Retrocedimos unos pasos. Le pedí disculpas con un nudo en la garganta; él sólo atinó a dar vuelta la cara.

En busca de un plan B, Marita apeló a la buena voluntad de los bomberos voluntarios que allí se encontraban. Quienes como siempre, abnegadamente dispuestos, nos socorrieron en la procura de una camioneta que consiguiera cargar nuestras tres bicicletas hasta el otro extremo del puente. El primer vehículo que pasó, aceptó llevarnos. 

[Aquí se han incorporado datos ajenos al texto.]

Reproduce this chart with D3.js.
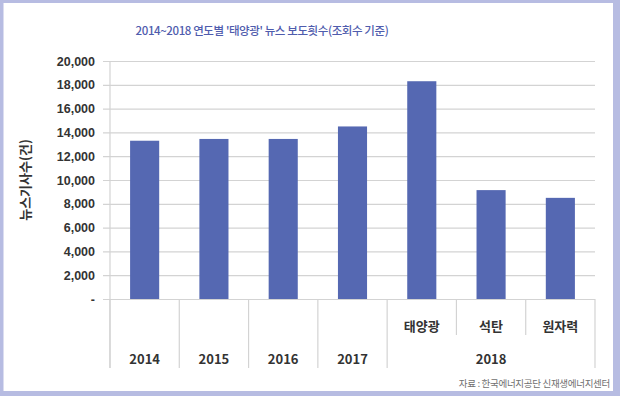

Momentos más tarde luego de dejar aquel mal trago en el pasado llegábamos a un pequeño poblado llamado Santa Rita. En un intento más de concertar la bicicleta fuimos auxiliados en una gomería para colocar un nuevo parche en la devastada cámara, que ya sumaba una colección de ellos. Nos habíamos quedado sin repuestos ni pegamento para ese entonces. Provisoriamente nos dejó avanzar algunos kilómetros, y nuevamente cansada la válvula de la rueda trasera volvió a explotar. Sin lugar a dudas estaba cagado por un dinosaurio. Caminamos agobiados, más en la mente que en el cuerpo; mientras tanto el universo nos recompensaba; una camioneta que atravesaba la ruta detuvo voluntariamente su marcha para desearnos buenos caminos y asistirnos con un dinero para comprar otra cámara. Una de cal y otra de arena.

Asomaba a lo lejos el blanco de las paredes de las casas de un barrio. Llegamos casi cayendo la noche y antes de que el día finalice, habíamos al fin logrado cambiar la cámara de aquella rueda endemoniada.  Encontramos lugar para acampar en el patio de una casa deshabitada y cenamos algunos panes rebanados, rellenos de verduras crudas. 
Un largo y extraño día había terminado. 

Al día siguiente Carlos tomó su propio rumbo. Para ese entonces ya le habíamos tomado afecto, sin embargo en la ruta así como en la vida, desapegarse de las personas es parte del camino que uno transita; conocer para luego dejar ir, y quizás… nunca volver a ver, tanto a las personas como a los sitios; creyendo que a futuro la vida y sus laberintos siempre nos pueden sorprender.